About the same time, I visited the U.S. Capitol and walked through the Rotunda, where famous oil paintings of America’s birth cover the walls. In the paintings, hundreds of men are portrayed – but I saw only four women. Of the four, two are naked and on their knees. I started thinking about the sexual power dynamics that have surrounded our country from its founding, and which still surround us today. I started formulating the ideas that became DISCRETION: A Novel. Those paintings in the Rotunda became part of my first chapter.
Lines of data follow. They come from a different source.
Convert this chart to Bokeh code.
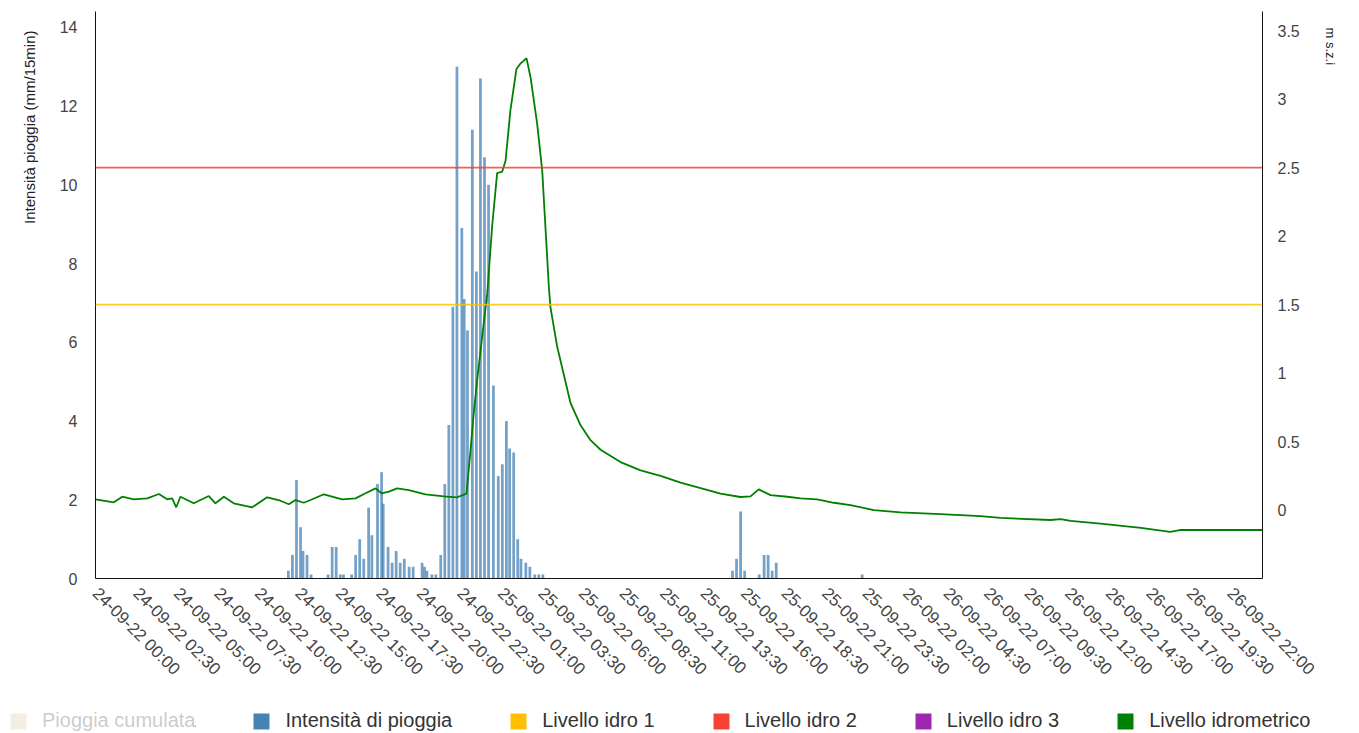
import math
from bokeh.plotting import figure
from bokeh.layouts import column
from bokeh.models import (Range1d, LinearAxis, FixedTicker, Span, Title, Legend,
                          LegendItem, ColumnDataSource)
from bokeh.embed import file_html
from bokeh.resources import INLINE

FONT = "Liberation Sans"

# ---------------- data ----------------
tick_labels = [
    "24-09-22 00:00", "24-09-22 02:30", "24-09-22 05:00", "24-09-22 07:30", "24-09-22 10:00",
    "24-09-22 12:30", "24-09-22 15:00", "24-09-22 17:30", "24-09-22 20:00", "24-09-22 22:30",
    "25-09-22 01:00", "25-09-22 03:30", "25-09-22 06:00", "25-09-22 08:30", "25-09-22 11:00",
    "25-09-22 13:30", "25-09-22 16:00", "25-09-22 18:30", "25-09-22 21:00", "25-09-22 23:30",
    "26-09-22 02:00", "26-09-22 04:30", "26-09-22 07:00", "26-09-22 09:30", "26-09-22 12:00",
    "26-09-22 14:30", "26-09-22 17:00", "26-09-22 19:30", "26-09-22 22:00",
]
tick_step_h = 2.5

rain_hours = [
    11.9, 12.15, 12.4, 12.65, 12.8, 13.05, 13.3,
    14.35, 14.6, 14.85, 15.1, 15.3,
    15.8, 16.05, 16.3, 16.55, 16.85, 17.05, 17.4, 17.65, 17.75, 18.05, 18.3, 18.55, 18.8,
    19.05, 19.35, 19.6,
    20.15, 20.3, 20.45, 20.75, 21.0, 21.3, 21.55, 21.8, 22.05, 22.3, 22.6, 22.75, 22.95,
    23.25, 23.5, 23.75, 24.0, 24.25, 24.55, 24.85, 25.1, 25.35, 25.55, 25.8, 26.05, 26.25,
    26.55, 26.8, 27.1, 27.35, 27.6,
    39.3, 39.55, 39.8, 40.05, 40.95, 41.25, 41.5, 41.75, 42.0, 47.3,
]
rain_values = [
    0.2, 0.6, 2.5, 1.3, 0.7, 0.6, 0.1,
    0.1, 0.8, 0.8, 0.1, 0.1,
    0.1, 0.6, 1.0, 0.5, 1.8, 1.1, 2.4, 2.7, 1.9, 0.8, 0.4, 0.7, 0.4,
    0.5, 0.3, 0.3,
    0.4, 0.3, 0.2, 0.1, 0.1, 0.6, 2.4, 3.9, 6.9, 13.0, 8.9, 7.1, 6.3,
    11.4, 7.8, 12.7, 10.7, 10.0, 4.9, 2.6, 2.9, 4.0, 3.3, 3.2, 1.0, 0.5,
    0.4, 0.3, 0.1, 0.1, 0.1,
    0.2, 0.5, 1.7, 0.2, 0.1, 0.6, 0.6, 0.2, 0.4, 0.1,
]

level_hours = [
    0.0, 1.13, 1.65, 2.36, 3.19, 3.91, 4.42, 4.73, 4.98, 5.24, 6.06, 6.99, 7.40, 7.92,
    8.53, 9.67, 10.59, 11.41, 11.93, 12.34, 12.85, 13.27, 14.09, 15.22, 16.04, 16.66,
    17.28, 17.65, 18.10, 18.61, 19.33, 20.36, 21.49, 22.32, 22.89, 23.14, 23.34, 23.55,
    23.86, 24.17, 24.47, 24.78, 25.09, 25.30, 25.60, 25.97, 26.22, 26.59, 26.84, 27.25,
    27.56, 27.97, 28.07, 28.49, 29.31, 29.92, 30.54, 31.16, 32.39, 33.63, 34.86, 36.10,
    37.33, 38.56, 39.79, 40.41, 40.92, 41.65, 42.68, 43.50, 44.53, 45.55, 46.58, 48.02,
    49.67, 52.13, 54.60, 55.84, 58.92, 59.54, 60.16, 62.00, 64.50, 66.30, 66.90, 72.0,
]
level_m = [
    0.078, 0.056, 0.097, 0.078, 0.085, 0.117, 0.078, 0.085, 0.02, 0.097, 0.049, 0.102, 0.049, 0.097,
    0.049, 0.02, 0.093, 0.068, 0.042, 0.073, 0.053, 0.073, 0.115, 0.078, 0.085, 0.122,
    0.158, 0.122, 0.134, 0.158, 0.146, 0.115, 0.100, 0.093, 0.12, 0.44, 0.71, 0.95,
    1.27, 1.58, 2.07, 2.46, 2.47, 2.55, 2.92, 3.22, 3.26, 3.30, 3.16, 2.82,
    2.48, 1.63, 1.48, 1.19, 0.78, 0.62, 0.51, 0.44, 0.35, 0.29, 0.25, 0.20,
    0.16, 0.12, 0.095, 0.10, 0.151, 0.109, 0.097, 0.085, 0.078, 0.053, 0.036, 0.0,
    -0.017, -0.03, -0.044, -0.058, -0.073, -0.066, -0.08, -0.10, -0.13, -0.16, -0.146, -0.146,
]

idro_values = [1.5, 2.5]
idro_colors = ["#ffc000", "#f44336"]

legend_labels = ["Pioggia cumulata", "Intensità di pioggia", "Livello idro 1",
                 "Livello idro 2", "Livello idro 3", "Livello idrometrico"]
legend_colors = ["#cfb78b", "#4682b4", "#ffc000", "#f44336", "#9c27b0", "#008000"]

# ---------------- main figure ----------------
p = figure(width=1359, height=693, output_backend="svg", toolbar_location=None,
           x_range=Range1d(0, 72), y_range=Range1d(0, 14.4),
           min_border_left=95, min_border_right=97, min_border_top=11, min_border_bottom=115)
p.outline_line_color = None
p.grid.visible = False
p.background_fill_color = "white"
p.extra_y_ranges = {"level": Range1d(-0.5, 3.64)}

rain_src = ColumnDataSource(dict(x=rain_hours, top=rain_values))
p.vbar(x="x", top="top", width=0.17, source=rain_src, fill_color="#4682b4",
       fill_alpha=0.75, line_color=None)

for lv, col in zip(idro_values, idro_colors):
    p.add_layout(Span(location=lv, dimension="width", y_range_name="level",
                      line_color=col, line_width=1.6, line_alpha=0.85))

p.line(level_hours, level_m, y_range_name="level", line_color="#008000",
       line_width=1.8)


def style_axis(ax, size="16px"):
    ax.axis_line_color = "#111111"
    ax.axis_line_width = 1
    ax.major_tick_out = 0
    ax.major_tick_in = 0
    ax.minor_tick_out = 0
    ax.minor_tick_in = 0
    ax.major_label_text_font = FONT
    ax.major_label_text_font_size = size
    ax.major_label_text_color = "#444444"


xa = p.xaxis[0]
style_axis(xa, "17px")
xt = [i * tick_step_h for i in range(len(tick_labels))]
xa.ticker = FixedTicker(ticks=xt)
xa.major_label_overrides = {t: lab for t, lab in zip(xt, tick_labels)}
xa.major_label_orientation = -math.pi / 4
xa.major_label_standoff = 12

ya = p.yaxis[0]
style_axis(ya)
ya.ticker = FixedTicker(ticks=[0, 2, 4, 6, 8, 10, 12, 14])
ya.major_label_standoff = 18

ra = LinearAxis(y_range_name="level")
style_axis(ra)
rt = [0, 0.5, 1, 1.5, 2, 2.5, 3, 3.5]
ra.ticker = FixedTicker(ticks=rt)
ra.major_label_overrides = {t: ("%g" % t) for t in rt}
ra.major_label_standoff = 15
p.add_layout(ra, "right")

p.add_layout(Title(text="Intensità pioggia (mm/15min)", align="right", standoff=34,
                   vertical_align="top", offset=19,
                   text_font=FONT, text_font_size="15px", text_font_style="normal",
                   text_color="#222222"), "left")
p.add_layout(Title(text="m s.z.i", align="left", standoff=36,
                   vertical_align="top", offset=16,
                   text_font=FONT, text_font_size="13px", text_font_style="normal",
                   text_color="#222222"), "right")

# ---------------- legend strip ----------------
lg = figure(width=1359, height=40, output_backend="svg", toolbar_location=None,
            x_range=Range1d(0, 1), y_range=Range1d(0, 1), x_axis_type=None, y_axis_type=None,
            min_border=0, min_border_left=0, min_border_right=0, min_border_top=0,
            min_border_bottom=0)
lg.outline_line_color = None
lg.grid.visible = False

for f in (p, lg):
    if "frame_align" in f.properties():
        f.frame_align = False

nan = float("nan")
items = []
for i, (lab, col) in enumerate(zip(legend_labels, legend_colors)):
    r = lg.quad(left=[nan], right=[nan], top=[nan], bottom=[nan], fill_color=col,
                line_color=None)
    if i == 0:
        r.visible = False
    items.append(LegendItem(label=lab, renderers=[r]))
leg = Legend(items=items, orientation="horizontal", location=(8, 1), click_policy="hide",
             glyph_width=20, glyph_height=20, label_height=20, label_standoff=14, spacing=56,
             padding=0, margin=0, border_line_color=None, background_fill_alpha=0,
             label_text_font=FONT, label_text_font_size="20px", label_text_color="#333333",
             inactive_fill_color="white", inactive_fill_alpha=0.75)
lg.add_layout(leg, "center")

layout = column(p, lg, spacing=0)
open("out.html", "w").write(file_html(layout, INLINE))
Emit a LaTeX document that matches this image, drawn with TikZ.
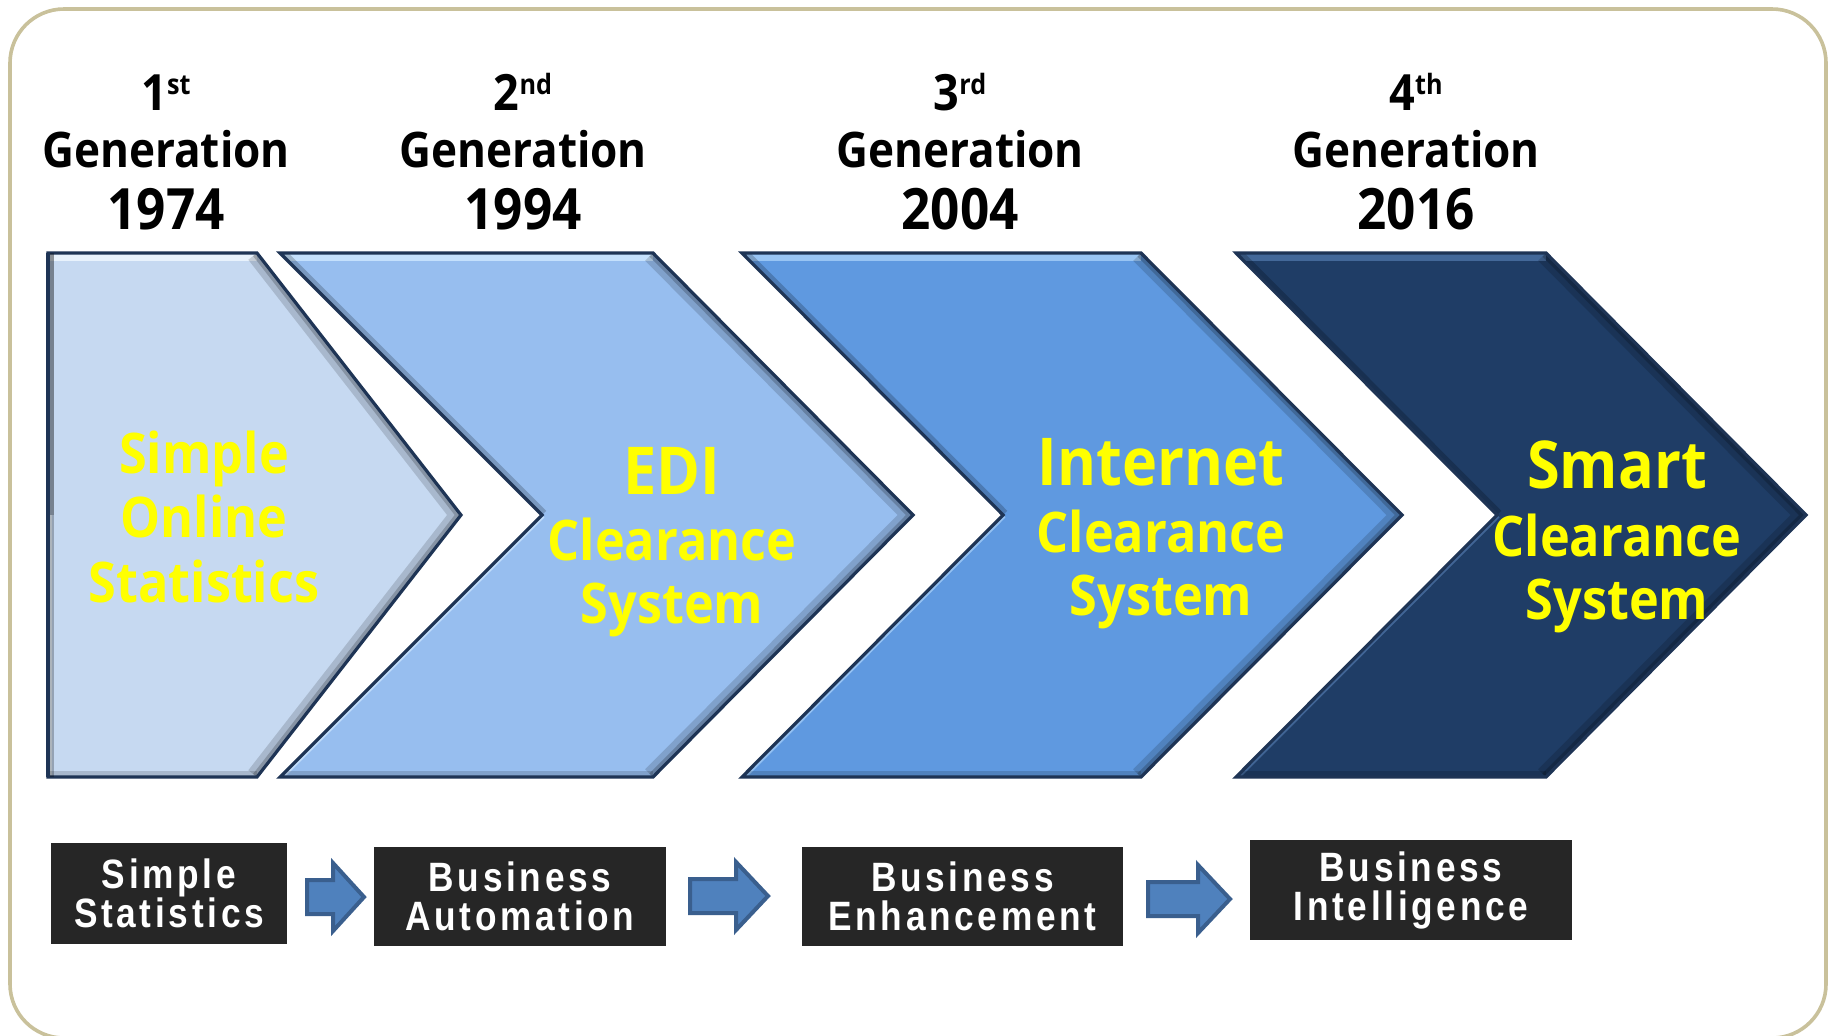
\documentclass[tikz,border=0pt]{standalone}
\usepackage{fontspec}
\newfontfamily\hfont[FakeStretch=0.9]{Open Sans}
\newfontfamily\boxfont[LetterSpace=9,FakeStretch=0.86]{Liberation Sans}
\definecolor{framec}{HTML}{C9C19B}
\definecolor{cha}{HTML}{C6D9F1}
\definecolor{chb}{HTML}{97BEEF}
\definecolor{chc}{HTML}{5F99E0}
\definecolor{chd}{HTML}{1F3D66}
\definecolor{hla}{HTML}{EEF7FF}
\definecolor{hlb}{HTML}{CDE6FF}
\definecolor{hlc}{HTML}{A2CCF7}
\definecolor{hld}{HTML}{4A70A2}
\definecolor{edgec}{HTML}{1E3455}
\definecolor{boxc}{HTML}{262626}
\definecolor{arrf}{HTML}{4F81BD}
\definecolor{arre}{HTML}{3A5F8E}
\definecolor{txty}{HTML}{FFFF00}
\tikzset{
  hdrnum/.style={anchor=base, inner sep=0pt, font=\hfont\bfseries\fontsize{25}{25}\selectfont},
  hdr/.style={anchor=base, inner sep=0pt, font=\hfont\bfseries\fontsize{24.5}{24.5}\selectfont},
  hdryr/.style={anchor=base, inner sep=0pt, font=\hfont\bfseries\fontsize{28.5}{28.5}\selectfont},
  ytxt/.style={anchor=base, inner sep=0pt, text=txty, font=\hfont\bfseries\fontsize{28}{28}\selectfont},
  ybig/.style={anchor=base, inner sep=0pt, text=txty, font=\hfont\bfseries\fontsize{33}{33}\selectfont},
  blackbox/.style={rectangle, fill=boxc, text=white, align=center, inner sep=0pt,
    font=\boxfont\bfseries\fontsize{20.5}{19.5}\selectfont},
  arrowsty/.style={fill=arrf, draw=arre, line width=2pt, line join=miter},
}
\newcommand\chevronshape[6]{%
  \fill[#5] (#1,253) -- (#3,253) -- (#4,515) -- (#3,777) -- (#1,777) -- ({#1+#2},515) -- cycle;
  \begin{scope}
    \clip (#1,253) -- (#3,253) -- (#4,515) -- (#3,777) -- (#1,777) -- ({#1+#2},515) -- cycle;
    \draw[#6, opacity=.85, line width=8pt] (#1,253) -- (#3,253);
    \draw[#6, opacity=.8, line width=3.5pt] (#1,777) -- ({#1+#2},515);
    \draw[black, opacity=.15, line width=11pt] (#3,253) -- (#4,515) -- (#3,777);
    \draw[black, opacity=.2, line width=5pt] (#3,253) -- (#4,515) -- (#3,777);
    \draw[black, opacity=.15, line width=6pt] (#1,777) -- (#3,777);
    \draw[black, opacity=.2, line width=6pt] (#1,253) -- ({#1+#2},515);
  \end{scope}
  \draw[edgec, line width=1.6pt, line join=miter] (#1,253) -- (#3,253) -- (#4,515) -- (#3,777) -- (#1,777) -- ({#1+#2},515) -- cycle;
}
\newcommand\blockarrow[4]{%
  \draw[arrowsty] (#1,{#4-17}) -- (#2,{#4-17}) -- (#2,{#4-34}) -- (#3,#4) -- (#2,{#4+34}) -- (#2,{#4+17}) -- (#1,{#4+17}) -- cycle;
}
\begin{document}
\begin{tikzpicture}[x=0.5pt, y=-0.5pt]
  \useasboundingbox (0,0) rectangle (1829,1035);
  \fill[white] (0,0) rectangle (1829,1035);
  % outer frame
  \draw[framec, line width=1.8pt, rounded corners=27pt] (10,9) rectangle (1826,1038);

  % headers
  \foreach \i/\x/\sfx/\yr in {1/166/st/1974, 2/523/nd/1994, 3/960/rd/2004, 4/1416/th/2016} {
    \node[hdrnum] (g\i a) at (\x,110) {\i\raisebox{8pt}{\fontsize{14}{14}\selectfont\sfx}};
    \node[hdr] (g\i b) at (\x,167) {Generation};
    \node[hdryr] (g\i c) at (\x,229) {\yr};
  }

  % chevrons
  \chevronshape{48}{0}{257}{461}{cha}{hla}
  \begin{scope}
    \clip (48,253) rectangle (70,777);
    \draw[black, opacity=.25, line width=6pt] (48,253) -- (48,777);
  \end{scope}
  \draw[edgec, line width=1.6pt] (48,253) -- (48,777);
  \chevronshape{280}{262}{653}{913}{chb}{hlb}
  \chevronshape{742}{261}{1141}{1402}{chc}{hlc}
  \chevronshape{1236}{261}{1546}{1806}{chd}{hld}

  % chevron texts
  \node[ytxt] (t1a) at (204,473) {Simple};
  \node[ytxt] (t1b) at (204,537) {Online};
  \node[ytxt] (t1c) at (204,602) {Statistics};

  \node[ybig] (t2a) at (672,494) {EDI};
  \node[ytxt] (t2b) at (672,560) {Clearance};
  \node[ytxt] (t2c) at (672,623) {System};

  \node[ybig] (t3a) at (1161,485) {Internet};
  \node[ytxt] (t3b) at (1161,552) {Clearance};
  \node[ytxt] (t3c) at (1161,615) {System};

  \node[ybig] (t4a) at (1617,488) {Smart};
  \node[ytxt] (t4b) at (1617,556) {Clearance};
  \node[ytxt] (t4c) at (1617,619) {System};

  % bottom boxes
  \node[blackbox, minimum width=118pt, minimum height=50.5pt] (b1) at (169,893.5) {Simple\\Statistics};
  \node[blackbox, minimum width=146pt, minimum height=49.5pt] (b2) at (520,896.5) {Business\\Automation};
  \node[blackbox, minimum width=160.5pt, minimum height=49.5pt] (b3) at (962.5,896.5) {Business\\Enhancement};
  \node[blackbox, minimum width=161pt, minimum height=50pt] (b4) at (1411,890) {Business\\Intelligence};

  % block arrows
  \blockarrow{307}{333}{364}{897}
  \blockarrow{690}{736}{768}{896}
  \blockarrow{1148}{1198}{1230}{899}
\end{tikzpicture}
\end{document}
In researching the book, I was able to draw on my experiences working with sex workers within the criminal justice system – and former sex workers who now serve as victims’ advocates, helping others leave the business. I also spoke with additional law enforcement officials and social workers to view different angles of the sex trade. I was gratified by the candor with which people talked to me about the facts, the fantasies, and the fetishes that are serviced, and the methods that are employed in this often cut-throat business. In writing DISCRETION, my challenge wasn’t finding real-life material, but deciding how to explain details that might be shocking for readers to hear.

I hope you like it!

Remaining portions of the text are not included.